Colheu o America a vitória ainda nos primeiros quarenta e cinco minutos. Foi na realidade quando o conjunto movimentou-se com segurança. A defesa muito firme, anulou praticamente todas as avançadas bem orientadas pelo magnífico Hober. O próprio Gigghia, nada pôde fazer, em face da marcação implacavel de Ivan. E com todos da defesa atuando dentro do desejado, o ataque pôde cumprir a sua missão. Nos primeiros dez minutos chegou a existir um certo predomínio dos brasileiros, tendo Maneco exigido uma defesa espetacular de Pereira Natero. E o primeiro goal do America, depois de uma eloquente demonstração de melhor football, surgiu aos 12 minutos. Foi um passe de Ranulfo a Dimas. E quando o comandante rubro tomava o caminho decisivo foi derrubado pelo centro-médio Obdulio Varella. Penalty indiscutível, muito bem assinalado pelo britânico Mr. Devine. O médio Ivan encarregou-se da cobrança da infração e acabou abrindo a contagem. E claro que o America cresceu mais em seguida. Aí então os uruguaios compreenderam que estavam diante de um rival de categoria. Contra-atacaram rapidamente e quando experimentaram Osni e os demais da defensiva, perceberam que tudo era muito difícil. Mas o America tratou de manter-se na ofensiva, para aos 30 minutos vir o segundo tento. Um gol magnífico de Maneco, que contou a colaboração de Ranulfo. O meia esquerda alvejou com segurança a meta que a esssa altura estava sob a guarda de Maspoli. E o arqueiro só pôde rebater. Surgiu então Maneco que com leve toque de pé, cobriu Maspoli e aninhou o couro nas redes.

A REAÇÃO DO PEÑAROL

Com dois a zero, deu-se nova reação do Peñarol. Ai a defesa do America teve que trabalhar. Osni defendeu espetacularmente um tiro de Gigghia, quando o ponteiro havia dominado Ivan. E logo em seguida, Osmar evitou que Miguez pudesse atingir seu intento. Eram transcorridos 36 minutos de luta, quando Miguez fintou Osvaldinho e de dentro da área, tentou um arremesso. A bola chocou-se com o corpo de Joel e o árbitro acabou dando penalty. Não houve protestos e Miguez aproveitou a infração para estabelecer o primeiro tento do Peñarol, que acabou sendo o único. A peleja ganhou maior movimentação. O Peñarol continuou na ofensiva, na expectativa do empate. Foi uma pressão impressionante, mas que a defesa soube neutralizar.

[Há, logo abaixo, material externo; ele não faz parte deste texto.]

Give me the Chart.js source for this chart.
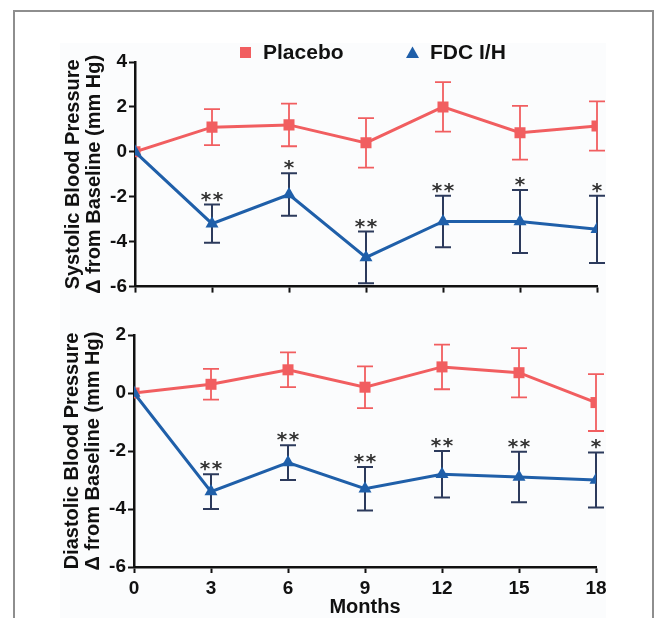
<!DOCTYPE html>
<html>
<head>
<meta charset="utf-8">
<script src="https://cdn.jsdelivr.net/npm/chart.js@4.4.1/dist/chart.umd.min.js"></script>
<style>
  html, body { margin: 0; padding: 0; background: #fff; overflow: hidden; }
  body { width: 658px; height: 618px; position: relative; }
  #frame { position: absolute; left: 13px; top: 10px; width: 637px; height: 640px; border: 2px solid #8e8e8e; }
  #paper { position: absolute; left: 60px; top: 43px; width: 546px; height: 600px; background: #fbfcfd; }
  .box { position: absolute; left: 0; width: 658px; }
  #top { top: 0; height: 300px; }
  #bottom { top: 300px; height: 318px; }
</style>
</head>
<body>
<div id="frame"></div>
<div id="paper"></div>
<div class="box" id="top"><canvas id="sbpChart"></canvas></div>
<div class="box" id="bottom"><canvas id="dbpChart"></canvas></div>
<script>
const months = [0, 3, 6, 9, 12, 15, 18];
const seriesNames = ['Placebo', 'FDC I/H'];

// systolic, change from baseline (mean and SE)
const sbpPlacebo = [0, 1.1, 1.2, 0.4, 2.0, 0.85, 1.15];
const sbpPlaceboErr = [0, 0.8, 0.95, 1.1, 1.1, 1.2, 1.1];
const sbpFdc = [0, -3.2, -1.9, -4.7, -3.1, -3.1, -3.45];
const sbpFdcErr = [0, 0.85, 0.95, 1.15, 1.15, 1.4, 1.5];
const sbpSig = ['', '**', '*', '**', '**', '*', '*'];
const sbpTicks = [-6, -4, -2, 0, 2, 4];

// diastolic
const dbpPlacebo = [0, 0.3, 0.8, 0.2, 0.9, 0.7, -0.33];
const dbpPlaceboErr = [0, 0.53, 0.6, 0.72, 0.77, 0.85, 0.98];
const dbpFdc = [0, -3.4, -2.4, -3.3, -2.8, -2.9, -3.0];
const dbpFdcErr = [0, 0.6, 0.6, 0.75, 0.8, 0.87, 0.95];
const dbpSig = ['', '**', '**', '**', '**', '**', '*'];
const dbpTicks = [-6, -4, -2, 0, 2];

const RED = '#f15e60';
const BLUE = '#1f5fa9';
const NAVY = '#2c3a5c';
const FONT = "'Liberation Sans', Arial, sans-serif";

// vertical error bars + significance stars, drawn through the chart scales
const errorBars = {
  id: 'errorBars',
  beforeDatasetsDraw(chart) {
    const ctx = chart.ctx;
    const xs = chart.scales.x, ys = chart.scales.y;
    chart.data.datasets.forEach(ds => {
      ctx.save();
      ctx.strokeStyle = ds.errColor;
      ctx.lineWidth = ds.errWidth;
      ds.data.forEach((p, i) => {
        const e = ds.err[i];
        if (!e) return;
        const x = xs.getPixelForValue(p.x);
        const yt = ys.getPixelForValue(p.y + e);
        const yb = ys.getPixelForValue(p.y - e);
        ctx.beginPath();
        ctx.moveTo(x, yt); ctx.lineTo(x, yb);
        ctx.moveTo(x - 8, yt); ctx.lineTo(x + 8, yt);
        ctx.moveTo(x - 8, yb); ctx.lineTo(x + 8, yb);
        ctx.stroke();
      });
      ctx.restore();
    });
  },
  afterDatasetsDraw(chart) {
    const ctx = chart.ctx;
    const xs = chart.scales.x, ys = chart.scales.y;
    chart.data.datasets.forEach(ds => {
      if (!ds.sig) return;
      ctx.save();
      ctx.fillStyle = '#333';
      ctx.font = 'bold 20px "DejaVu Sans", sans-serif';
      ctx.textAlign = 'center';
      ctx.textBaseline = 'alphabetic';
      ds.data.forEach((p, i) => {
        const s = ds.sig[i];
        if (!s) return;
        const x = xs.getPixelForValue(p.x);
        const y = ys.getPixelForValue(p.y + ds.err[i]) + 1;
        const n = s.length;
        for (let k = 0; k < n; k++) {
          ctx.fillText('*', x + (k - (n - 1) / 2) * 12, y);
        }
      });
      ctx.restore();
    });
  }
};

const legendBox = {
  id: 'legendBox',
  afterDraw(chart) {
    const ctx = chart.ctx;
    ctx.save();
    ctx.fillStyle = RED;
    ctx.fillRect(240, 47, 11, 11);
    ctx.fillStyle = BLUE;
    ctx.beginPath();
    ctx.moveTo(412.5, 46.5); ctx.lineTo(419, 58); ctx.lineTo(406, 58);
    ctx.closePath(); ctx.fill();
    ctx.fillStyle = '#111';
    ctx.font = 'bold 21px ' + FONT;
    ctx.textBaseline = 'middle';
    ctx.fillText(seriesNames[0], 263, 53);
    ctx.fillText(seriesNames[1], 430, 53);
    ctx.restore();
  }
};

function toPoints(values) {
  return values.map((v, i) => ({ x: months[i], y: v }));
}

function makeChart(canvasId, opts) {
  const ctx = document.getElementById(canvasId).getContext('2d');
  return new Chart(ctx, {
    type: 'line',
    data: {
      datasets: [{
        label: seriesNames[1],
        data: toPoints(opts.fdc),
        err: opts.fdcErr,
        sig: opts.sig,
        errColor: NAVY,
        errWidth: 2,
        borderColor: BLUE,
        backgroundColor: BLUE,
        borderWidth: 3,
        pointStyle: 'triangle',
        pointRadius: 7.5,
        pointBorderWidth: 0,
        order: 0
      }, {
        label: seriesNames[0],
        data: toPoints(opts.placebo),
        err: opts.placeboErr,
        errColor: RED,
        errWidth: 1.8,
        borderColor: RED,
        backgroundColor: RED,
        borderWidth: 3,
        pointStyle: 'rect',
        pointRadius: 7.8,
        pointBorderWidth: 0,
        order: 1
      }]
    },
    options: {
      responsive: true,
      maintainAspectRatio: false,
      animation: false,
      layout: { padding: opts.padding },
      plugins: { legend: { display: false }, tooltip: { enabled: false } },
      scales: {
        x: {
          type: 'linear',
          min: 0,
          max: 18,
          afterBuildTicks: s => { s.ticks = months.map(v => ({ value: v })); },
          afterFit: s => { s.height = opts.xHeight; },
          border: { color: '#111', width: 2.5 },
          grid: { drawOnChartArea: false, drawTicks: true, tickLength: 6, tickWidth: 2, tickColor: '#111' },
          ticks: { display: opts.showX, color: '#111', padding: 4, font: { family: FONT, size: 19, weight: 'bold' } },
          title: {
            display: opts.showX,
            text: 'Months',
            color: '#111',
            padding: { top: 0, bottom: 0 },
            font: { family: FONT, size: 20, weight: 'bold', lineHeight: 1.05 }
          }
        },
        y: {
          min: opts.yTicks[0],
          max: opts.yTicks[opts.yTicks.length - 1],
          afterBuildTicks: s => { s.ticks = opts.yTicks.map(v => ({ value: v })); },
          afterFit: s => { s.width = 77; },
          border: { color: '#111', width: 2.5 },
          grid: { drawOnChartArea: false, drawTicks: true, tickLength: 6, tickWidth: 2, tickColor: '#111' },
          ticks: { color: '#111', padding: 2, font: { family: FONT, size: 19, weight: 'bold' } },
          title: {
            display: true,
            text: opts.yTitle,
            color: '#111',
            padding: { top: 5, bottom: 0 },
            font: { family: FONT, size: 20, weight: 'bold', lineHeight: 1.05 }
          }
        }
      }
    },
    plugins: opts.legend ? [errorBars, legendBox] : [errorBars]
  });
}

makeChart('sbpChart', {
  placebo: sbpPlacebo, placeboErr: sbpPlaceboErr,
  fdc: sbpFdc, fdcErr: sbpFdcErr, sig: sbpSig,
  yTicks: sbpTicks,
  yTitle: ['Systolic Blood Pressure', '\u0394 from Baseline (mm Hg)'],
  padding: { left: 58, right: 61, top: 62, bottom: 0 },
  xHeight: 7,
  showX: false,
  legend: true
});

makeChart('dbpChart', {
  placebo: dbpPlacebo, placeboErr: dbpPlaceboErr,
  fdc: dbpFdc, fdcErr: dbpFdcErr, sig: dbpSig,
  yTicks: dbpTicks,
  yTitle: ['Diastolic Blood Pressure', '\u0394 from Baseline (mm Hg)'],
  padding: { left: 57, right: 62, top: 35, bottom: 0 },
  xHeight: 51,
  showX: true,
  legend: false
});
</script>
</body>
</html>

NIVALDINO CONSOLIDOU A VITÓRIA

Faltavam apenas dois minutos para o final da primeira fase, quando o America se fez sentir novamente, tal como o fizera em grande parte da fase. O contra-ataque foi rápido e acabou sendo bem sucedido. Uma fuga espetacular de Maneco, após dominar Obdulio Varela, fez com que o couro chegasse em seguida a Nivaldino na ponta esquerda. E o ponteiro improvisado avançou rápido área a dentro e só à frente de Maspoli finalizou certeiramente as redes uruguaias. Era o terceiro goal que acabou na realidade, consolidando a vitória sensacional.

Quase podemos dizer que assistimos o jogo lá no Estádio Centenário, tamanho o detalhamento dos lances primordiais.

Aquela derrota foi um verdadeiro anti-clímax para o povo uruguaio. Como um jogo festivo, onde era certa a vitória do Peñarol, terminava do jeito que terminou? Os anfitriões eram super favoritos para a partida e os 90 minutos eram uma questão de formalidade. O jogo com o triunfo uruguaio seria um fim incrível de feriado. Mas não foi bem assim e o sentimento no Brasil foi de Copa vingada.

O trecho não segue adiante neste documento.